PAC-Learning Uniform Ergodic Communicative Networks

TL;DR

This paper investigates the learnability of networks with vertex communication under uniform ergodic graph processes, establishing theoretical limits and bounds for binary classification using novel complexity measures and probabilistic techniques.

Contribution

It introduces the structural Rademacher complexity and tail bounds for uniform convergence in the context of ergodic random graph processes, advancing theoretical understanding of network learning.

Findings

Established uniform learnability as the worst-case limit.

Introduced the structural Rademacher complexity for network analysis.

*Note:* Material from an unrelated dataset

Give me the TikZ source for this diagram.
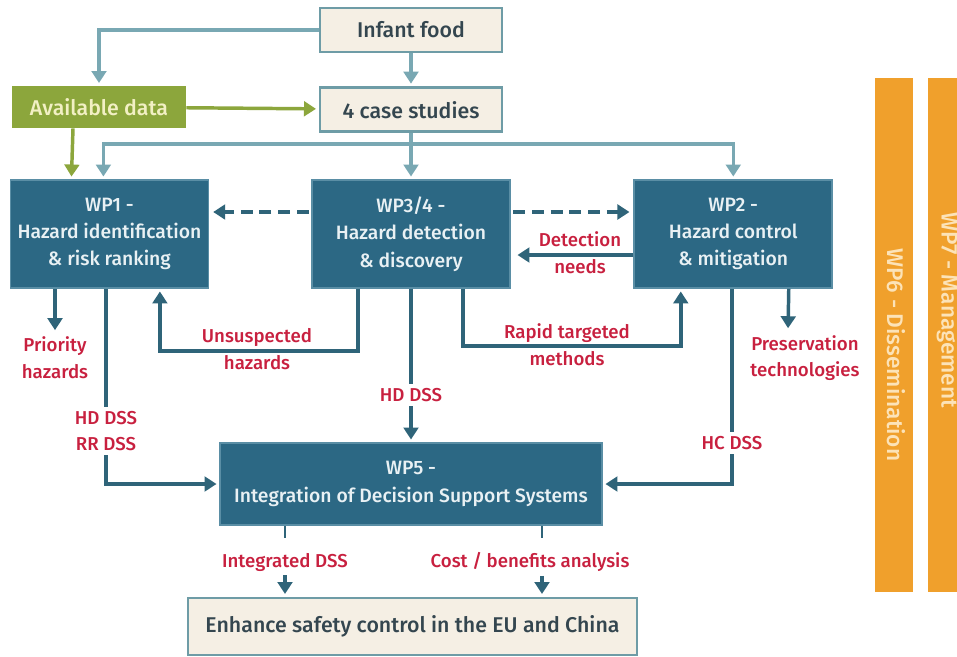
\documentclass[tikz,border=0pt]{standalone}
\usepackage{fontspec}
\setmainfont{Fira Sans}[BoldFont={Fira Sans Medium}]
\usetikzlibrary{positioning,calc,arrows.meta}

\definecolor{wpblue}{HTML}{2C6884}
\definecolor{wpedge}{HTML}{5A8EA5}
\definecolor{wptext}{HTML}{E9F1F4}
\definecolor{beige}{HTML}{F5EFE4}
\definecolor{beigeedge}{HTML}{6E9CA6}
\definecolor{slate}{HTML}{34464F}
\definecolor{lightteal}{HTML}{79A8B3}
\definecolor{darkteal}{HTML}{2F6479}
\definecolor{olive}{HTML}{8CA63C}
\definecolor{olivetext}{HTML}{F2F0C4}
\definecolor{lblred}{HTML}{C8203F}
\definecolor{barorange}{HTML}{F0A02C}
\definecolor{bartext}{HTML}{FCE3B8}

\begin{document}
\begin{tikzpicture}[x=0.75pt, y=0.75pt,
    wpbox/.style={rectangle, fill=wpblue, draw=wpedge, line width=1.2pt, text=wptext,
                  align=center, minimum width=148.5pt, minimum height=81pt,
                  font=\fontsize{14.5}{20.5}\selectfont\bfseries},
    casebox/.style={rectangle, fill=beige, draw=beigeedge, line width=2pt, text=slate,
                    minimum width=136.5pt, minimum height=33pt,
                    font=\fontsize{16}{19}\selectfont\bfseries},
    lbl/.style={text=lblred, align=center, inner sep=3pt,
                font=\fontsize{14}{20}\selectfont\bfseries},
    bar/.style={rectangle, fill=barorange, minimum width=28.5pt, minimum height=385.5pt},
    bartxt/.style={text=bartext, rotate=-90, font=\fontsize{17}{20}\selectfont\bfseries},
    lightarrow/.style={draw=lightteal, line width=2.6pt, -{Triangle[length=9pt,width=11pt]}, shorten >=2pt},
    greenarrow/.style={draw=olive, line width=2.6pt, -{Triangle[length=9pt,width=11pt]}, shorten >=2pt},
    darkline/.style={draw=darkteal, line width=2.6pt},
    darkarrow/.style={darkline, -{Triangle[length=9pt,width=11pt]}, shorten >=2pt},
    dasharrow/.style={darkarrow, dash pattern=on 9pt off 5pt, shorten >=3pt, shorten <=2pt}]

  \clip (0,0) rectangle (957,-657);
  \fill [white] (0,0) rectangle (957,-657);

  % top: food and case studies
  \node [casebox] at (411,-30) (food) {Infant food};
  \node [casebox, below=24.75pt of food] (cases) {4 case studies};
  \node [casebox, fill=olive, draw=olive, text=olivetext, minimum width=129pt, minimum height=30pt]
        at (99,-107) (avail) {Available data};

  % work packages
  \node [wpbox] at (411,-234) (wp34)
        {WP3/4 -\\
         Hazard detection\\
         \& discovery};
  \node [wpbox, left=76.5pt of wp34] (wp1)
        {WP1 -\\
         Hazard identification\\
         \& risk ranking};
  \node [wpbox, right=92pt of wp34] (wp2)
        {WP2 -\\
         Hazard control\\
         \& mitigation};
  \node [wpbox, minimum width=286.5pt, minimum height=61.5pt] at (411,-484) (wp5)
        {WP5 -\\
         Integration of Decision Support Systems};
  \node [casebox, minimum width=336.75pt, minimum height=42.75pt, font=\fontsize{16}{19}\selectfont\bfseries]
        at (412.5,-626.5) (enhance) {Enhance safety control in the EU and China};

  % side bars
  \node [bar] at (894,-335) (wp6bar) {};
  \node [bar] at (947,-335) (wp7bar) {};
  \node [bartxt] at (896,-355) (wp6) {WP6 - Dissemination};
  \node [bartxt] at (947,-310) (wp7) {WP7 - Management};

  % labels
  \node [lbl] at (580,-253) (detneeds) {Detection\\needs};
  \node [lbl] at (55,-358) (prio) {Priority\\hazards};
  \node [lbl] at (257,-349) (unsusp) {Unsuspected\\hazards};
  \node [lbl] at (567,-345) (rapid) {Rapid targeted\\methods};
  \node [lbl] at (805,-358) (preserv) {Preservation\\technologies};
  \node [lbl] at (106,-431) (hdrr) {HD DSS\\RR DSS};
  \node [lbl] at (411,-395) (hddss) {HD DSS};
  \node [lbl] at (732,-443) (hcdss) {HC DSS};
  \node [lbl] at (285,-562) (intdss) {Integrated DSS};
  \node [lbl] at (530,-562) (costben) {Cost / benefits analysis};
  \coordinate (split) at (411,-144);
  \coordinate (cbx) at (542,-562);

  % connectors
  \draw [lightarrow] (food.west) -| (avail.north);
  \draw [lightarrow] (food) -- (cases);
  \draw [greenarrow] (avail) -- (cases);
  \draw [greenarrow] ($(avail.south)+(-26,0)$) -- ($(wp1.north)+(-38,0)$);
  \draw [lightarrow] (cases) -- (wp34);
  \draw [lightarrow] (split) -| ($(wp1.north)+(-6,0)$);
  \draw [lightarrow] (split) -| (wp2.north);
  \draw [dasharrow] ($(wp34.west)+(0,22)$) -- ($(wp1.east)+(0,22)$);
  \draw [dasharrow] ($(wp34.east)+(0,22)$) -- ($(wp2.west)+(0,22)$);
  \draw [darkarrow, shorten >=5pt] ($(wp2.west)+(0,-21)$) -- ($(wp34.east)+(0,-21)$);
  \draw [darkarrow] (wp1.south -| prio) -- (prio.north);
  \draw [darkline] (wp1.south -| hdrr) -- (hdrr.north);
  \draw [darkarrow] (hdrr.south) |- (wp5.west);
  \draw [darkarrow] ($(wp34.south)+(-53,0)$) -- ++(0,-62) -| ($(wp1.south)+(50.5,0)$);
  \draw [darkarrow] ($(wp34.south)+(52,0)$) -- ++(0,-57) -| ($(wp2.south)+(-52.5,0)$);
  \draw [darkline] (wp34.south) -- (hddss.north);
  \draw [darkarrow] (hddss) -- (wp5);
  \draw [darkline] (wp2.south -| hcdss) -- (hcdss.north);
  \draw [darkarrow] (hcdss.south) |- (wp5.east);
  \draw [darkarrow] ($(wp2.south)+(55.5,0)$) -- ($(preserv.north)+(-17,0)$);
  \draw [darkline, line width=1.8pt] (wp5.south -| intdss) -- ++(0,-12);
  \draw [darkarrow] (intdss) -- (enhance.north -| intdss);
  \draw [darkline, line width=1.8pt] (wp5.south -| cbx) -- ++(0,-12);
  \draw [darkarrow] (costben.south -| cbx) -- (enhance.north -| cbx);
\end{tikzpicture}
\end{document}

Provided high probability bounds and consistency guarantees.

Abstract

This work addressed the problem of learning a network with communication between vertices. The communication between vertices is presented in the form of perturbation on the measure. We studied the scenario where samples are drawn from a uniform ergodic Random Graph Process (RGPs for short), which provides a natural mathematical context for the problem of interest. For the binary classification problem, the result we obtained gives uniform learn-ability as the worst-case theoretical limits. We introduced the structural Rademacher complexity, which naturally fused into the VC theory to upperbound the first moment. With the martingale method and Marton's coupling, we establish the tail bound for uniform convergence and give consistency guarantee for empirical risk minimizer. The technique used in this work to obtain high probability bounds is of independent interest to other mixing processes with and without network structure.